As in previous years, we continue to have concerns regarding the overall governance of the Company.
First of all, there is a lack of disclosure regarding executive compensation. Furthermore, we note that non-executives receive a fixed fee that does not appear to be linked with attendance, nor are the meetings and attendance rates at board meetings disclosed. Hence, we recommend shareholders to OPPOSE to ITEM 7 (approval to set the board of directors’ compensation).
There is a lack of independent members and gender diversity on the board. ECGS considers 2 of the 11 directors to be independent (18%), which does not meet ECGS' guidelines of 50% minimum, and only 1 woman will be serving on the board (9%), which does not meet ECGS' guidelines of 30% minimum.
Under ITEM 6, while we support the re-election of board members on a yearly basis, we believe that shareholders should have the opportunity to vote on each re-election separately, as opposed to electing the board as a slate. Furthermore, we find the practice of slate elections deeply out of step with good corporate governance practices and urge the Company to implement individual elections. Therefore, we recommend to OPPOSE.
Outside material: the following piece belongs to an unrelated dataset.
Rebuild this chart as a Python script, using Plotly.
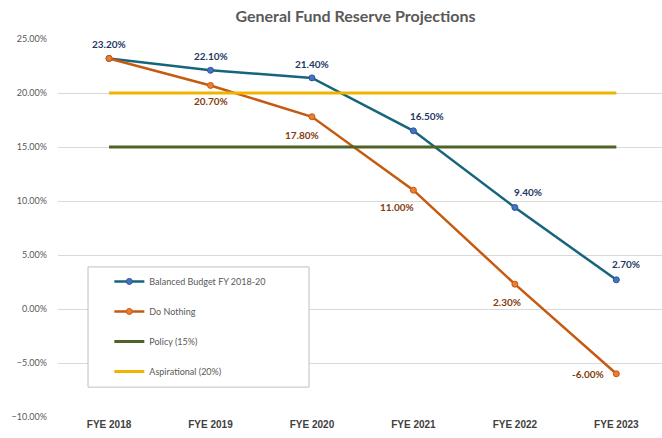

Tenaris manufactures and supplies seamless steel pipe products for the global oil and gas industry, as well as other industrial applications. Co. operates an integrated worldwide network of steel pipe manufacturing, research, finishing, and service facilities with industrial operations in the Americas, Europe, Asia, and Africa. Co. produces pipes for boilers, heat exchangers, hydraulic cylinders, automotive, structural and other industrial applications and supplies welded steel pipes for oil and gas pipelines in the South American region. Its principal products include casing, tubing, line pipe, and mechanical and structural pipes. Co.'s organizes its business around one segment: Tubes.